[Charts and diagrams as code]
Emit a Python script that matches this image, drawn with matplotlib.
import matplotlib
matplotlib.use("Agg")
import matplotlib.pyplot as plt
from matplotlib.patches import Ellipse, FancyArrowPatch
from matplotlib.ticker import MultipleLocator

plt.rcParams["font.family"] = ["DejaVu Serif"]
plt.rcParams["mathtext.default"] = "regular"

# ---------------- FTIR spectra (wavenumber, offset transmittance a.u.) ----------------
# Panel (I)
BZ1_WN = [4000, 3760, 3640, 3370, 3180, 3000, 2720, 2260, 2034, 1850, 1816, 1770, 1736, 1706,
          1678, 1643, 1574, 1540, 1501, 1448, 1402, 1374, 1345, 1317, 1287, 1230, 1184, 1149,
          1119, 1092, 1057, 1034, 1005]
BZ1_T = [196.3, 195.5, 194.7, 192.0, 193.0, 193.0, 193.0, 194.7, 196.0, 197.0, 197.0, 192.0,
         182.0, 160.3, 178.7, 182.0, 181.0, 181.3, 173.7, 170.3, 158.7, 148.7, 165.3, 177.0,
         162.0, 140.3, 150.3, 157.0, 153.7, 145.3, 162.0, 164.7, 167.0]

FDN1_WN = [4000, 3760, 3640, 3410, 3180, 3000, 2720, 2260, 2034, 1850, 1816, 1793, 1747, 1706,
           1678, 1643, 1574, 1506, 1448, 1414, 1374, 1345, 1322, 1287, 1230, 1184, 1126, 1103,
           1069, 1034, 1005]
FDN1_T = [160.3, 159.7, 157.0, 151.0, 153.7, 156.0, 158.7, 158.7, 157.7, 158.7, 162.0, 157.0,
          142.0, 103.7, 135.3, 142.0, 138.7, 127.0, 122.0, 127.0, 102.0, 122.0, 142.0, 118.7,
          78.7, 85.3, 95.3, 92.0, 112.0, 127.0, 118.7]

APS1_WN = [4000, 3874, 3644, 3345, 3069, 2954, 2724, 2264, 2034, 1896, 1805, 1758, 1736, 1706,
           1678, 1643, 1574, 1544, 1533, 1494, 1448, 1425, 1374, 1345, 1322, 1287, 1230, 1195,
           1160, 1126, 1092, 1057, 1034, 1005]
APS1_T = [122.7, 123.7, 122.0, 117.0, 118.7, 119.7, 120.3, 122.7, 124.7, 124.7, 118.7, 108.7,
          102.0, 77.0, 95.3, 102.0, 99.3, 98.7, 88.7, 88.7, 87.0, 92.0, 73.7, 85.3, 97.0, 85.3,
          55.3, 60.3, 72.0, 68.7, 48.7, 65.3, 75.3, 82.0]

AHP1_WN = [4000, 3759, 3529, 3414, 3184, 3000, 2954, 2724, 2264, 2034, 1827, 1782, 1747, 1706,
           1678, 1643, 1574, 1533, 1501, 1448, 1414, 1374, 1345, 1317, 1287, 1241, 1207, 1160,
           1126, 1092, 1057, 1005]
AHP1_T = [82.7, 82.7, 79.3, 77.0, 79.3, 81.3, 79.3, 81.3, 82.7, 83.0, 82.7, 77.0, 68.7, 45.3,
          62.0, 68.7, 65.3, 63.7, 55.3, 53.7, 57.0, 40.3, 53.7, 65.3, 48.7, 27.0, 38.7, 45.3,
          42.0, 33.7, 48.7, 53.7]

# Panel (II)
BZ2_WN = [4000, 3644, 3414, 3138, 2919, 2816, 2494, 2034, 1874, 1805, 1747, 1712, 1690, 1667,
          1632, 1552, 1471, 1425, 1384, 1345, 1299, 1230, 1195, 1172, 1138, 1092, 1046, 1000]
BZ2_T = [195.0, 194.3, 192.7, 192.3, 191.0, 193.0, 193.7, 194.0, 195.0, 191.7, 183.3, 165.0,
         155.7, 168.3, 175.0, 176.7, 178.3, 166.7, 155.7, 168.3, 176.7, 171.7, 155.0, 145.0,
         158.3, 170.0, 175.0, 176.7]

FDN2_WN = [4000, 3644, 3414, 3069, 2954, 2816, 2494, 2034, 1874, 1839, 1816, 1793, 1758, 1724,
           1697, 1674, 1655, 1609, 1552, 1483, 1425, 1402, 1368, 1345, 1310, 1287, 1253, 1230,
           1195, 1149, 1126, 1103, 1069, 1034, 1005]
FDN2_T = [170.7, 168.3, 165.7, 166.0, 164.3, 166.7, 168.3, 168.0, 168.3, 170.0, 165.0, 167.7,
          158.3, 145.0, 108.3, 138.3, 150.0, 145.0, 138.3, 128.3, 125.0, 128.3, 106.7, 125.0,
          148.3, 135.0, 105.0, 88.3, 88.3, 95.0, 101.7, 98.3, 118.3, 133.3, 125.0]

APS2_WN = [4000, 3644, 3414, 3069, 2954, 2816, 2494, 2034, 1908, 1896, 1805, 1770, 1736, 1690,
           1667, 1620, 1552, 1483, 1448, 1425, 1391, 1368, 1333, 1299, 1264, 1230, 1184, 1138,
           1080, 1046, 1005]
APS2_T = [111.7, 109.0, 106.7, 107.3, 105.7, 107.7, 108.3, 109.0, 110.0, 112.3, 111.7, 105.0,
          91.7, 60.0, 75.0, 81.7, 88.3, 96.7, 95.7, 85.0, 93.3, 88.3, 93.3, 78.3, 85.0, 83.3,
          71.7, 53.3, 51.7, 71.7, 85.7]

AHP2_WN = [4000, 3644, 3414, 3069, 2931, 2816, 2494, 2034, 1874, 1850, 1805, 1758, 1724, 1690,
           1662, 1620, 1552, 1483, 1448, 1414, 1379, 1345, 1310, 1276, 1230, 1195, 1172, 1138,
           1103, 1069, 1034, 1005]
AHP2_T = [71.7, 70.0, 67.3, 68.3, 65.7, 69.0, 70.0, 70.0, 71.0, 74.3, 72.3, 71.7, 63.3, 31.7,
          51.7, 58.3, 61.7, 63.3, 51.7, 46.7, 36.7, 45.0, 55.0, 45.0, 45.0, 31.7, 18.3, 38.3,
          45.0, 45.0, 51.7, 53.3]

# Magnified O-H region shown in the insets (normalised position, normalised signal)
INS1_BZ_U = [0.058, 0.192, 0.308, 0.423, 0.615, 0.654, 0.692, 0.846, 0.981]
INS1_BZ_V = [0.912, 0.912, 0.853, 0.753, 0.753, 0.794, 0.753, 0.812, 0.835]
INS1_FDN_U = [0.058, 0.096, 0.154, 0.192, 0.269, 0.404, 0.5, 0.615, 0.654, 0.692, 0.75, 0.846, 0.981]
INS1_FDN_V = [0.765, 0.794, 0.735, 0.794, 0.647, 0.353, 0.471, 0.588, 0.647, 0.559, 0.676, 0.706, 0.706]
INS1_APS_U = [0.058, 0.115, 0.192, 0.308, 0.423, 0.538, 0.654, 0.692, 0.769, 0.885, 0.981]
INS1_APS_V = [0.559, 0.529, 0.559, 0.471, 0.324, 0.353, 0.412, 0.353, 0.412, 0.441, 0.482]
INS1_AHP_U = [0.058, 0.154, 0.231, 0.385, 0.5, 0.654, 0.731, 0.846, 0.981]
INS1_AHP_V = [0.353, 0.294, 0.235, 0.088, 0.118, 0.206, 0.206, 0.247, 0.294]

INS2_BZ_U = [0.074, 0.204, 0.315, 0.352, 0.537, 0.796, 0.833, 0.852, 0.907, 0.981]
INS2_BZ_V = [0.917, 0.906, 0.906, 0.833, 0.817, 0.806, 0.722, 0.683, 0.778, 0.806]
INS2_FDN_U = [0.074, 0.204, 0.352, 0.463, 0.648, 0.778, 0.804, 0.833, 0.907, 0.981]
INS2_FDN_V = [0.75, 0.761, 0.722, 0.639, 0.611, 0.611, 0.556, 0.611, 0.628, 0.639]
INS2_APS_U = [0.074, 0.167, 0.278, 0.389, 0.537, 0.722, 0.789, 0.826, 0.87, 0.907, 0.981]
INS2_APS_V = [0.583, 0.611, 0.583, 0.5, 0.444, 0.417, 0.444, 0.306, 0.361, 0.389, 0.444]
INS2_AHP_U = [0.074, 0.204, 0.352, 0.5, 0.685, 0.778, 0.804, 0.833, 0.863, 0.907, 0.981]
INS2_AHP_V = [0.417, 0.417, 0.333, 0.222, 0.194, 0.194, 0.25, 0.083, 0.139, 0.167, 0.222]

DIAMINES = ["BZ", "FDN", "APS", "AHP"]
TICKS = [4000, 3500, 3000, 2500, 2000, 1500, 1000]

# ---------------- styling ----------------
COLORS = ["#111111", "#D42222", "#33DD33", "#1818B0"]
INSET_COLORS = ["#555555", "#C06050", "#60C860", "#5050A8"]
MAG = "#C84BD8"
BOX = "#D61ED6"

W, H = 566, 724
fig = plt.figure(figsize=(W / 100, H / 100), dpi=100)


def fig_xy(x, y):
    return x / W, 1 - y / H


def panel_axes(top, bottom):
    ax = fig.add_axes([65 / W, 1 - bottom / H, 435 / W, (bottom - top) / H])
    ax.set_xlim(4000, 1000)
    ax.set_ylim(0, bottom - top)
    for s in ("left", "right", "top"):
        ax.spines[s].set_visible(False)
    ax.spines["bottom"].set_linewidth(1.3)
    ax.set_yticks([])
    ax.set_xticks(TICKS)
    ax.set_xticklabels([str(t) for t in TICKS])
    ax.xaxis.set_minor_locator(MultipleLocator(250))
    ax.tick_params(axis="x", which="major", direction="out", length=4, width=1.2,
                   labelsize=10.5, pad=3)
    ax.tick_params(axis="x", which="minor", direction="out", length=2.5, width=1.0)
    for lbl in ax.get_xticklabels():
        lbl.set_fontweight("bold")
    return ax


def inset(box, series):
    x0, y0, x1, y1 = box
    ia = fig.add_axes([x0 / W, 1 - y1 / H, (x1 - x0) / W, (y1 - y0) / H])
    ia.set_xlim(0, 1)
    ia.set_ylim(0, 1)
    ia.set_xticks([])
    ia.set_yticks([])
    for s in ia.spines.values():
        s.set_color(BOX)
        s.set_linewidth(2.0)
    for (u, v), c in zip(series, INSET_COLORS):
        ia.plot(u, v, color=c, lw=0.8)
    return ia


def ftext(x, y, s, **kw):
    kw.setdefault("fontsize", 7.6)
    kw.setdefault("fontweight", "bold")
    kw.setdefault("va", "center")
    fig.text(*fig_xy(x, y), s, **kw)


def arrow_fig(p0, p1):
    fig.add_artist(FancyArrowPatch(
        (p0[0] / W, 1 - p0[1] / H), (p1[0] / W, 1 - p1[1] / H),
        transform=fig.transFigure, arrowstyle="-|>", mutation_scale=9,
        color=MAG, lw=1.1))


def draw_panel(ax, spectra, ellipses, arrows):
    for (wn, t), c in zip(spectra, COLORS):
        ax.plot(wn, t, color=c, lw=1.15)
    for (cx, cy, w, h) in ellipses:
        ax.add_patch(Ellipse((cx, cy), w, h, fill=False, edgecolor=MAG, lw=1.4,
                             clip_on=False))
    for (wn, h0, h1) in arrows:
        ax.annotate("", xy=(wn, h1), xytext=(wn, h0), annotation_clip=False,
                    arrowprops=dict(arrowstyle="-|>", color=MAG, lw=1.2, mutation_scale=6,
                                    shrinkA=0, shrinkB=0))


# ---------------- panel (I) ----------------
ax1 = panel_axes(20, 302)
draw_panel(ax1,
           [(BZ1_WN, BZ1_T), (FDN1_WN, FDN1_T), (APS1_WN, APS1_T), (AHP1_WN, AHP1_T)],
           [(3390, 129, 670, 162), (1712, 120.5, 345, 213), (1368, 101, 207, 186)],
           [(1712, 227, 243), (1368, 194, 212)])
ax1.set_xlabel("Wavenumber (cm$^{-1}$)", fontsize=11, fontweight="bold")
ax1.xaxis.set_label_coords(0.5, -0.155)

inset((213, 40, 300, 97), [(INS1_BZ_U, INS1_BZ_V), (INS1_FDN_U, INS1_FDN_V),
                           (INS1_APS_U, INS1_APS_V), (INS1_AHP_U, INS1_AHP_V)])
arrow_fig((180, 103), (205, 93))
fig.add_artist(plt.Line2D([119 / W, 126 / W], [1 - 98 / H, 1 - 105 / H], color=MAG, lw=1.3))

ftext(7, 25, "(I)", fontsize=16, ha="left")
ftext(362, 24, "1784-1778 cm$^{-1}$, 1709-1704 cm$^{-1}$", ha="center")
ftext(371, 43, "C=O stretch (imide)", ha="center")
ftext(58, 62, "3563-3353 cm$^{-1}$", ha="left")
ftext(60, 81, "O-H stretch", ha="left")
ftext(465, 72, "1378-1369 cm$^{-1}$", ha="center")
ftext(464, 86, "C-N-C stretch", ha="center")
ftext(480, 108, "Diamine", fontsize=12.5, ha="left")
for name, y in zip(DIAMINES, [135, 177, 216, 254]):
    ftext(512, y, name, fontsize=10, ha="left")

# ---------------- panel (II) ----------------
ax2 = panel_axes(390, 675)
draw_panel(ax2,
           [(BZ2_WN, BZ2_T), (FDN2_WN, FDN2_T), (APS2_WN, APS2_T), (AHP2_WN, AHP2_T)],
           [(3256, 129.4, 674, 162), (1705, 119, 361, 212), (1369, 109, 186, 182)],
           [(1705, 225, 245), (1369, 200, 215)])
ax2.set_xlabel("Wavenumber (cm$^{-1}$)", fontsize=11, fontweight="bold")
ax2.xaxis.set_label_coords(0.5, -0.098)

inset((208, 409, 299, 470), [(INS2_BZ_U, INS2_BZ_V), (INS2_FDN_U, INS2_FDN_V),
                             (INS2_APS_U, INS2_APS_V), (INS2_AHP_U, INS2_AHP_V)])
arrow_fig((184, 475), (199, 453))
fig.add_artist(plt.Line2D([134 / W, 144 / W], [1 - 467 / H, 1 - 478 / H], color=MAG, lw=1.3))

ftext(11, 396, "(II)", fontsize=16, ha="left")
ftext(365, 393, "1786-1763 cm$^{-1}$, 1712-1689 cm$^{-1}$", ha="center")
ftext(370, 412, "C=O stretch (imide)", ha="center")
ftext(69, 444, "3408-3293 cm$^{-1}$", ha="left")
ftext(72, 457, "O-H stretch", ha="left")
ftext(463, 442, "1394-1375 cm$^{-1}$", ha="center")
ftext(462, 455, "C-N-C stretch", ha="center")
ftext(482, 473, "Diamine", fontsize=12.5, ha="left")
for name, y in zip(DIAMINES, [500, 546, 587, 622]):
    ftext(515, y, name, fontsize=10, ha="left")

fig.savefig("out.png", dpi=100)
---
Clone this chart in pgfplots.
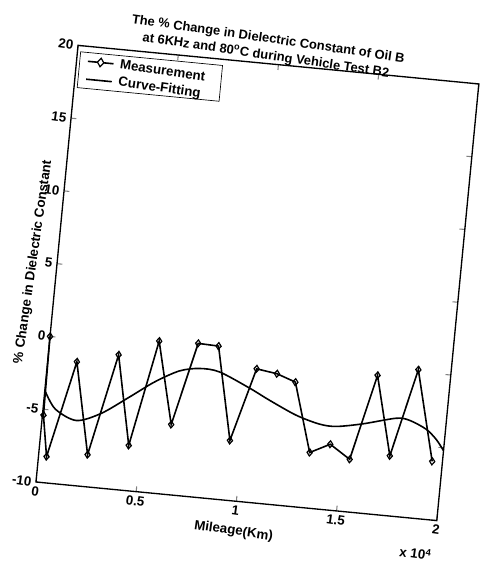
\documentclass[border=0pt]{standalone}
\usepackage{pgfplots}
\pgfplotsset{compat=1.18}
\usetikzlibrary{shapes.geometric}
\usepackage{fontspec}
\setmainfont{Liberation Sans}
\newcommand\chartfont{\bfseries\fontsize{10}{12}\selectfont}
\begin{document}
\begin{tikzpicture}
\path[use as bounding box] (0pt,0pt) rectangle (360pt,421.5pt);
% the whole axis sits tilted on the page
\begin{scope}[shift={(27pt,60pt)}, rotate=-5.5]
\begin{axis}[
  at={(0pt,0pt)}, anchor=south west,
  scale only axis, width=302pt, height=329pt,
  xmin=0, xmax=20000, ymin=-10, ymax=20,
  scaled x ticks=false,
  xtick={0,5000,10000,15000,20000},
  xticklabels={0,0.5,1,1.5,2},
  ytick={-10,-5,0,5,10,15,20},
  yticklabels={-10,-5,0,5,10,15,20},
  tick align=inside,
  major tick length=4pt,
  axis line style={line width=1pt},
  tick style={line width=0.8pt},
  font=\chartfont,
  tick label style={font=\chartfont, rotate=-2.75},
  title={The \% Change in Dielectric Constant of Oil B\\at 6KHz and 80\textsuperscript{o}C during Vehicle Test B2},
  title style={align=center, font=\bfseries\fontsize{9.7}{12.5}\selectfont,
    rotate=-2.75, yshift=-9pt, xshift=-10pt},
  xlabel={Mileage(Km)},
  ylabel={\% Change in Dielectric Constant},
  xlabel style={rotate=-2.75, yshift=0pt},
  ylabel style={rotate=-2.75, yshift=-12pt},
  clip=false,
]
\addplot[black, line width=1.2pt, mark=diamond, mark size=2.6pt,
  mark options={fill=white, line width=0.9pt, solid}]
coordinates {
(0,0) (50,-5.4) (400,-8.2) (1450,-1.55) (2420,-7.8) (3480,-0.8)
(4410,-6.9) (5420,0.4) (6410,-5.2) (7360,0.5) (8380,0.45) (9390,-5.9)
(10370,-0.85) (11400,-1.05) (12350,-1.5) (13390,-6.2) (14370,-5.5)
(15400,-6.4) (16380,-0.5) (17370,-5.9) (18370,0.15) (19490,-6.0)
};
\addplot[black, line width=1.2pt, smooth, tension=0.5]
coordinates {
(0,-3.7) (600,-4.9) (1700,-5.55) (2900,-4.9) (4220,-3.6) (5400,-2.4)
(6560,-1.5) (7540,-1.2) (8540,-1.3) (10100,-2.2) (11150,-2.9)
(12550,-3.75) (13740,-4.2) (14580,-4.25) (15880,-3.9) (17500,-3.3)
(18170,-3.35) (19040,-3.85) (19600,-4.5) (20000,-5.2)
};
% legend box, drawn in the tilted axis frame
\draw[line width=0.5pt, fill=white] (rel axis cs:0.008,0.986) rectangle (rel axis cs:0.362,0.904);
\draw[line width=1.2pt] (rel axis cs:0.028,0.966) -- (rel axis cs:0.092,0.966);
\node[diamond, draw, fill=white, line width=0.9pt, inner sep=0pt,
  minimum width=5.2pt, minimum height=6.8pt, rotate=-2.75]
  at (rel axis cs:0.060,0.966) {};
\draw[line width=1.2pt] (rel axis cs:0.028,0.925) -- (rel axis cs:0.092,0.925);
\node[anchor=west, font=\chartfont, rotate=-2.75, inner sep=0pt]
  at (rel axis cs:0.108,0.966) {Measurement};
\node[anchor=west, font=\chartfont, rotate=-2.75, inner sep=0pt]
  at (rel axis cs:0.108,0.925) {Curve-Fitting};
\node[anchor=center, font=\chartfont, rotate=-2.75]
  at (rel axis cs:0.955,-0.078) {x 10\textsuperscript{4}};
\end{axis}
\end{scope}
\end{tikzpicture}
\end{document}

→ **SET EXERCISE**
Copy out every line that includes the word "drawn".

→ **ANSWER TO THE EXERCISE**
Emit a Python script that matches this image, drawn with matplotlib.
% legend box, drawn in the tilted axis frame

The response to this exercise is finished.